(TASK TO COMPLETE) Leave out the images; return the rest of the data exactly.

════════

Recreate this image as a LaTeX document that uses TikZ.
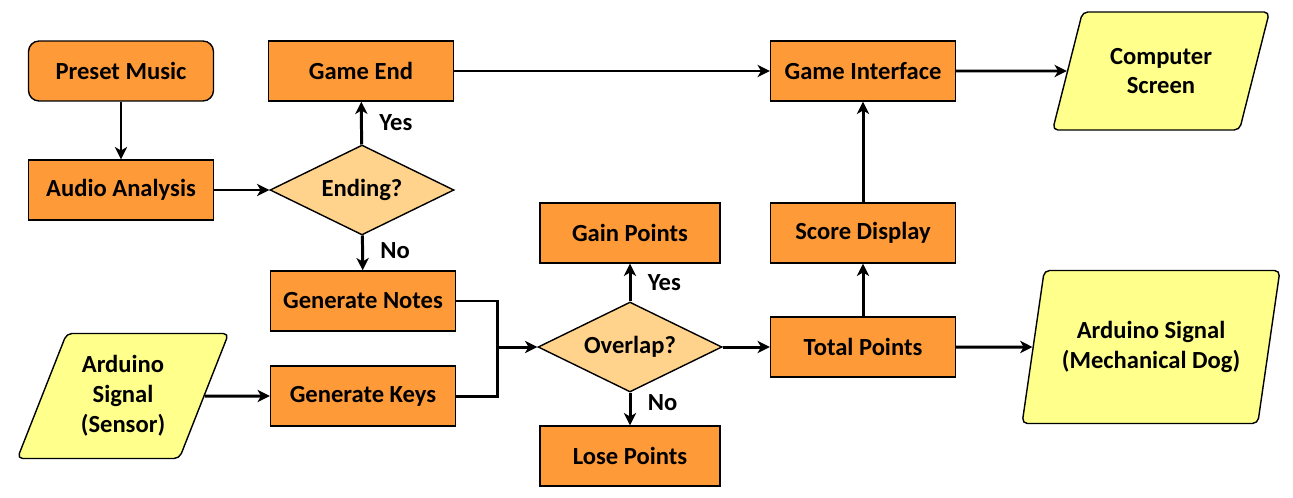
\documentclass[tikz,border=0pt]{standalone}
\usepackage{fontspec}
\setmainfont{Carlito}
\usetikzlibrary{shapes.geometric,arrows.meta}

\definecolor{procorange}{RGB}{255,154,56}
\definecolor{decidefill}{RGB}{255,211,140}
\definecolor{ioyellow}{RGB}{255,255,140}

\tikzset{
  proc/.style={draw, fill=procorange, line width=0.8pt, minimum width=3.7cm, minimum height=1.2cm, inner sep=2pt},
  decide/.style={diamond, aspect=2, draw, fill=decidefill, line width=0.8pt, minimum width=3.68cm, minimum height=1.8cm, inner sep=0pt},
  io/.style={trapezium, trapezium stretches=true, trapezium left angle=#1, trapezium right angle=180-#1,
    draw, fill=ioyellow, line width=0.8pt, rounded corners=3pt, align=center, inner sep=1pt},
  flow/.style={line width=1.7pt, -{Stealth[length=7pt, width=7pt, inset=2pt]}},
  plain/.style={line width=1.7pt},
  answer/.style={font=\fontsize{14}{16}\selectfont\bfseries}
}

\begin{document}
\begin{tikzpicture}[x=0.02cm, y=-0.02cm, every node/.append style={font=\fontsize{14}{17}\selectfont\bfseries}]

\useasboundingbox (0,0) rectangle (1293,497);

% left column
\node[proc, rounded corners=6pt] (preset) at (121,71) {Preset Music};
\node[proc] (audio) at (121,190) {Audio Analysis};
\node[io=65.5, minimum width=4.26cm, minimum height=2.5cm] (sensor) at (123,396) {Arduino\\Signal\\(Sensor)};

% game logic
\node[proc] (gameend) at (361,71) {Game End};
\node[decide] (ending) at (362,190) {Ending?};
\node[proc] (notes) at (363,301) {Generate Notes};
\node[proc] (keys) at (363,396) {Generate Keys};

\node[decide] (overlap) at (630,347) {Overlap?};
\node[proc, minimum width=3.6cm] (gain) at (630,233) {Gain Points};
\node[proc, minimum width=3.6cm] (lose) at (630,456) {Lose Points};

% scoring and output
\node[proc] (total) at (863,347) {Total Points};
\node[proc] (score) at (863,233) {Score Display};
\node[proc] (interface) at (863,71) {Game Interface};
\node[io=68, minimum width=4.36cm, minimum height=2.36cm] (screen) at (1161,71) {Computer\\Screen};
\node[io=71, minimum width=5.16cm, minimum height=3.06cm] (dog) at (1151,347) {Arduino Signal\\(Mechanical Dog)};

\coordinate (join) at (497,347);

% connectors
\draw[flow] (preset) -- (audio);
\draw[flow] (audio) -- (ending);
\draw[flow] (ending) -- (gameend) node[midway, right=6pt, answer] {Yes};
\draw[flow] (ending) -- (notes) node[pos=0.42, right=6pt, answer] {No};
\draw[flow] (gameend) -- (interface);
\draw[flow] (interface) -- (screen);
\draw[flow] (sensor) -- (keys);

\draw[plain] (notes.east) -| (join);
\draw[plain] (keys.east) -| (join);
\draw[flow] (join) -- (overlap);

\draw[flow] (overlap) -- (gain) node[midway, right=6pt, answer] {Yes};
\draw[flow] (overlap) -- (lose) node[pos=0.3, right=6pt, answer] {No};
\draw[flow] (overlap) -- (total);
\draw[flow] (total) -- (score);
\draw[flow] (score) -- (interface);
\draw[flow] (total) -- (dog);

\end{tikzpicture}
\end{document}
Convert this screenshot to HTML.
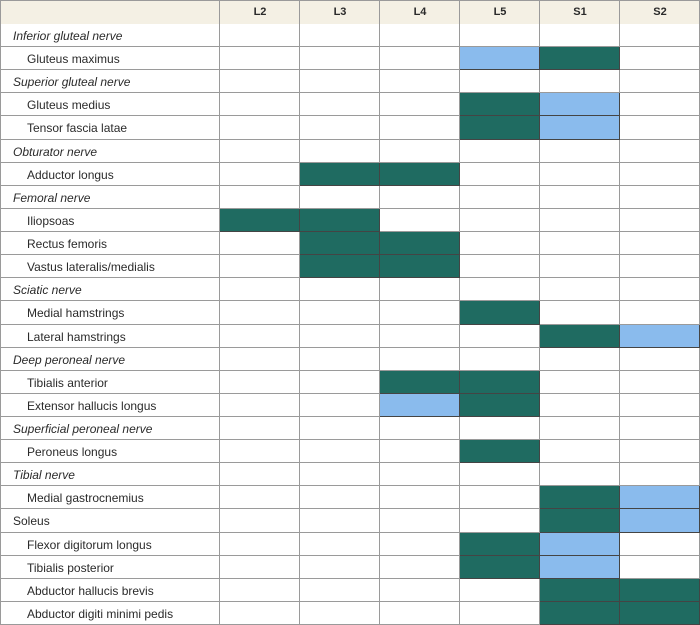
<!DOCTYPE html>
<html><head><meta charset="utf-8"><style>
html,body{margin:0;padding:0;background:#fff;}
#c{position:relative;width:700px;height:625px;overflow:hidden;font-family:"Liberation Sans","DejaVu Sans",sans-serif;font-size:12px;color:#2a2a2a;}
.cell{position:absolute;box-sizing:border-box;border-right:1px solid #9a9a9a;border-bottom:1px solid #9a9a9a;}
.t{position:absolute;white-space:nowrap;}
</style></head><body><div id="c"></div>
<script>
const c=document.getElementById('c');
const xs=[0,220,300,380,460,540,620,700];
const G='#1f6b61',B='#8abbed';
const rows=[
["Inferior gluteal nerve",1,{}],["Gluteus maximus",0,{4:B,5:G}],
["Superior gluteal nerve",1,{}],["Gluteus medius",0,{4:G,5:B}],["Tensor fascia latae",0,{4:G,5:B}],
["Obturator nerve",1,{}],["Adductor longus",0,{2:G,3:G}],
["Femoral nerve",1,{}],["Iliopsoas",0,{1:G,2:G}],["Rectus femoris",0,{2:G,3:G}],["Vastus lateralis/medialis",0,{2:G,3:G}],
["Sciatic nerve",1,{}],["Medial hamstrings",0,{4:G}],["Lateral hamstrings",0,{5:G,6:B}],
["Deep peroneal nerve",1,{}],["Tibialis anterior",0,{3:G,4:G}],["Extensor hallucis longus",0,{3:B,4:G}],
["Superficial peroneal nerve",1,{}],["Peroneus longus",0,{4:G}],
["Tibial nerve",1,{}],["Medial gastrocnemius",0,{5:G,6:B}],["Soleus",2,{5:G,6:B}],
["Flexor digitorum longus",0,{4:G,5:B}],["Tibialis posterior",0,{4:G,5:B}],
["Abductor hallucis brevis",0,{5:G,6:G}],["Abductor digiti minimi pedis",0,{5:G,6:G}]];
let h='';
const hdr=["","L2","L3","L4","L5","S1","S2"];
for(let j=0;j<7;j++){h+=`<div class="cell" style="left:${xs[j]}px;top:0;width:${xs[j+1]-xs[j]}px;height:25px;background:#f4f0e4;border-top:1px solid #9a9a9a;${j==0?'border-left:1px solid #9a9a9a;':''}"></div>`;
if(j)h+=`<div class="t" style="left:${xs[j]}px;width:80px;text-align:center;top:6px;font-weight:bold;font-size:11px">${hdr[j]}</div>`;}
const rh=(625-24)/26;
rows.forEach((r,i)=>{const y=Math.round(24+i*rh),y2=Math.round(24+(i+1)*rh);
for(let j=0;j<7;j++){const bg=r[2][j]||'#fff';h+=`<div class="cell" style="left:${xs[j]}px;top:${y}px;width:${xs[j+1]-xs[j]}px;height:${y2-y}px;background:${bg};${j==0?'border-left:1px solid #9a9a9a;':''}${bg!='#fff'?'border-color:#444;':''}"></div>`;}
const ind=r[1]==0?27:13;
h+=`<div class="t" style="left:${ind}px;top:${y+5}px;${r[1]==1?'font-style:italic;':''}">${r[0]}</div>`;});
c.innerHTML=h;
</script></body></html>
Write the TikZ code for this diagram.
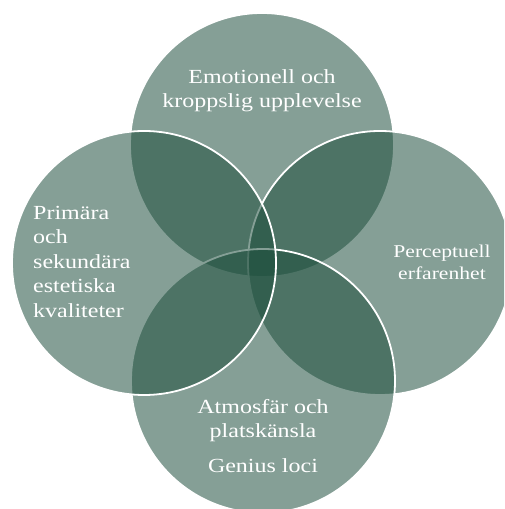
\documentclass[tikz,border=0pt]{standalone}
\usepackage{fontspec}
\setmainfont{Liberation Serif}[FakeStretch=1.2]
\definecolor{vennfill}{RGB}{30,79,61}
\begin{document}
\begin{tikzpicture}[x=1pt, y=1pt, venn/.style={circle, minimum size=264pt, inner sep=0pt, fill=vennfill, fill opacity=0.54, draw=white, line width=1.8pt}, lbl/.style={text=white, inner sep=0pt, font=\fontsize{20}{24.5}\selectfont}]

\fill[white, use as bounding box] (0,0) rectangle (504,509);
\clip (0,0) rectangle (504,509);

\node[venn] (top) at (262,364) {};
\node[venn] (right) at (380,246) {};
\node[venn] (bottom) at (263,128) {};
\node[venn] (left) at (144,246) {};

\node[lbl, anchor=north, align=center] (toptext) at (262,440) {Emotionell och\\kroppslig upplevelse};
\node[lbl, anchor=north west, align=left] (lefttext) at (33,303) {Primära\\och\\sekundära\\estetiska\\kvaliteter};
\node[lbl, anchor=north, align=center, font=\fontsize{18}{22}\selectfont] (righttext) at (442,264) {Perceptuell\\erfarenhet};
\node[lbl, anchor=north, align=center] (bottomtext) at (263,110) {Atmosfär och\\platskänsla\\[10pt]Genius loci};

\end{tikzpicture}
\end{document}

════════

(ANSWER TO THIS PROBLEM)
Recreate this image as a LaTeX document that uses TikZ.
\documentclass[tikz,border=0pt]{standalone}
\usepackage{fontspec}
\setmainfont{Carlito}
\usetikzlibrary{shapes.geometric,arrows.meta}

\definecolor{procorange}{RGB}{255,154,56}
\definecolor{decidefill}{RGB}{255,211,140}
\definecolor{ioyellow}{RGB}{255,255,140}

\tikzset{
  proc/.style={draw, fill=procorange, line width=0.8pt, minimum width=3.7cm, minimum height=1.2cm, inner sep=2pt},
  decide/.style={diamond, aspect=2, draw, fill=decidefill, line width=0.8pt, minimum width=3.68cm, minimum height=1.8cm, inner sep=0pt},
  io/.style={trapezium, trapezium stretches=true, trapezium left angle=#1, trapezium right angle=180-#1,
    draw, fill=ioyellow, line width=0.8pt, rounded corners=3pt, align=center, inner sep=1pt},
  flow/.style={line width=1.7pt, -{Stealth[length=7pt, width=7pt, inset=2pt]}},
  plain/.style={line width=1.7pt},
  answer/.style={font=\fontsize{14}{16}\selectfont\bfseries}
}

\begin{document}
\begin{tikzpicture}[x=0.02cm, y=-0.02cm, every node/.append style={font=\fontsize{14}{17}\selectfont\bfseries}]

\useasboundingbox (0,0) rectangle (1293,497);

% left column
\node[proc, rounded corners=6pt] (preset) at (121,71) {Preset Music};
\node[proc] (audio) at (121,190) {Audio Analysis};
\node[io=65.5, minimum width=4.26cm, minimum height=2.5cm] (sensor) at (123,396) {Arduino\\Signal\\(Sensor)};

% game logic
\node[proc] (gameend) at (361,71) {Game End};
\node[decide] (ending) at (362,190) {Ending?};
\node[proc] (notes) at (363,301) {Generate Notes};
\node[proc] (keys) at (363,396) {Generate Keys};

\node[decide] (overlap) at (630,347) {Overlap?};
\node[proc, minimum width=3.6cm] (gain) at (630,233) {Gain Points};
\node[proc, minimum width=3.6cm] (lose) at (630,456) {Lose Points};

% scoring and output
\node[proc] (total) at (863,347) {Total Points};
\node[proc] (score) at (863,233) {Score Display};
\node[proc] (interface) at (863,71) {Game Interface};
\node[io=68, minimum width=4.36cm, minimum height=2.36cm] (screen) at (1161,71) {Computer\\Screen};
\node[io=71, minimum width=5.16cm, minimum height=3.06cm] (dog) at (1151,347) {Arduino Signal\\(Mechanical Dog)};

\coordinate (join) at (497,347);

% connectors
\draw[flow] (preset) -- (audio);
\draw[flow] (audio) -- (ending);
\draw[flow] (ending) -- (gameend) node[midway, right=6pt, answer] {Yes};
\draw[flow] (ending) -- (notes) node[pos=0.42, right=6pt, answer] {No};
\draw[flow] (gameend) -- (interface);
\draw[flow] (interface) -- (screen);
\draw[flow] (sensor) -- (keys);

\draw[plain] (notes.east) -| (join);
\draw[plain] (keys.east) -| (join);
\draw[flow] (join) -- (overlap);

\draw[flow] (overlap) -- (gain) node[midway, right=6pt, answer] {Yes};
\draw[flow] (overlap) -- (lose) node[pos=0.3, right=6pt, answer] {No};
\draw[flow] (overlap) -- (total);
\draw[flow] (total) -- (score);
\draw[flow] (score) -- (interface);
\draw[flow] (total) -- (dog);

\end{tikzpicture}
\end{document}
Convert this screenshot to HTML.
<!DOCTYPE html>
<html><head><meta charset="utf-8"><style>
html,body{margin:0;padding:0;background:#fff;}
#c{position:relative;width:700px;height:625px;overflow:hidden;font-family:"Liberation Sans","DejaVu Sans",sans-serif;font-size:12px;color:#2a2a2a;}
.cell{position:absolute;box-sizing:border-box;border-right:1px solid #9a9a9a;border-bottom:1px solid #9a9a9a;}
.t{position:absolute;white-space:nowrap;}
</style></head><body><div id="c"></div>
<script>
const c=document.getElementById('c');
const xs=[0,220,300,380,460,540,620,700];
const G='#1f6b61',B='#8abbed';
const rows=[
["Inferior gluteal nerve",1,{}],["Gluteus maximus",0,{4:B,5:G}],
["Superior gluteal nerve",1,{}],["Gluteus medius",0,{4:G,5:B}],["Tensor fascia latae",0,{4:G,5:B}],
["Obturator nerve",1,{}],["Adductor longus",0,{2:G,3:G}],
["Femoral nerve",1,{}],["Iliopsoas",0,{1:G,2:G}],["Rectus femoris",0,{2:G,3:G}],["Vastus lateralis/medialis",0,{2:G,3:G}],
["Sciatic nerve",1,{}],["Medial hamstrings",0,{4:G}],["Lateral hamstrings",0,{5:G,6:B}],
["Deep peroneal nerve",1,{}],["Tibialis anterior",0,{3:G,4:G}],["Extensor hallucis longus",0,{3:B,4:G}],
["Superficial peroneal nerve",1,{}],["Peroneus longus",0,{4:G}],
["Tibial nerve",1,{}],["Medial gastrocnemius",0,{5:G,6:B}],["Soleus",2,{5:G,6:B}],
["Flexor digitorum longus",0,{4:G,5:B}],["Tibialis posterior",0,{4:G,5:B}],
["Abductor hallucis brevis",0,{5:G,6:G}],["Abductor digiti minimi pedis",0,{5:G,6:G}]];
let h='';
const hdr=["","L2","L3","L4","L5","S1","S2"];
for(let j=0;j<7;j++){h+=`<div class="cell" style="left:${xs[j]}px;top:0;width:${xs[j+1]-xs[j]}px;height:25px;background:#f4f0e4;border-top:1px solid #9a9a9a;${j==0?'border-left:1px solid #9a9a9a;':''}"></div>`;
if(j)h+=`<div class="t" style="left:${xs[j]}px;width:80px;text-align:center;top:6px;font-weight:bold;font-size:11px">${hdr[j]}</div>`;}
const rh=(625-24)/26;
rows.forEach((r,i)=>{const y=Math.round(24+i*rh),y2=Math.round(24+(i+1)*rh);
for(let j=0;j<7;j++){const bg=r[2][j]||'#fff';h+=`<div class="cell" style="left:${xs[j]}px;top:${y}px;width:${xs[j+1]-xs[j]}px;height:${y2-y}px;background:${bg};${j==0?'border-left:1px solid #9a9a9a;':''}${bg!='#fff'?'border-color:#444;':''}"></div>`;}
const ind=r[1]==0?27:13;
h+=`<div class="t" style="left:${ind}px;top:${y+5}px;${r[1]==1?'font-style:italic;':''}">${r[0]}</div>`;});
c.innerHTML=h;
</script></body></html>
Write the TikZ code for this diagram.
\documentclass[tikz,border=0pt]{standalone}
\usepackage{fontspec}
\setmainfont{Liberation Serif}[FakeStretch=1.2]
\definecolor{vennfill}{RGB}{30,79,61}
\begin{document}
\begin{tikzpicture}[x=1pt, y=1pt, venn/.style={circle, minimum size=264pt, inner sep=0pt, fill=vennfill, fill opacity=0.54, draw=white, line width=1.8pt}, lbl/.style={text=white, inner sep=0pt, font=\fontsize{20}{24.5}\selectfont}]

\fill[white, use as bounding box] (0,0) rectangle (504,509);
\clip (0,0) rectangle (504,509);

\node[venn] (top) at (262,364) {};
\node[venn] (right) at (380,246) {};
\node[venn] (bottom) at (263,128) {};
\node[venn] (left) at (144,246) {};

\node[lbl, anchor=north, align=center] (toptext) at (262,440) {Emotionell och\\kroppslig upplevelse};
\node[lbl, anchor=north west, align=left] (lefttext) at (33,303) {Primära\\och\\sekundära\\estetiska\\kvaliteter};
\node[lbl, anchor=north, align=center, font=\fontsize{18}{22}\selectfont] (righttext) at (442,264) {Perceptuell\\erfarenhet};
\node[lbl, anchor=north, align=center] (bottomtext) at (263,110) {Atmosfär och\\platskänsla\\[10pt]Genius loci};

\end{tikzpicture}
\end{document}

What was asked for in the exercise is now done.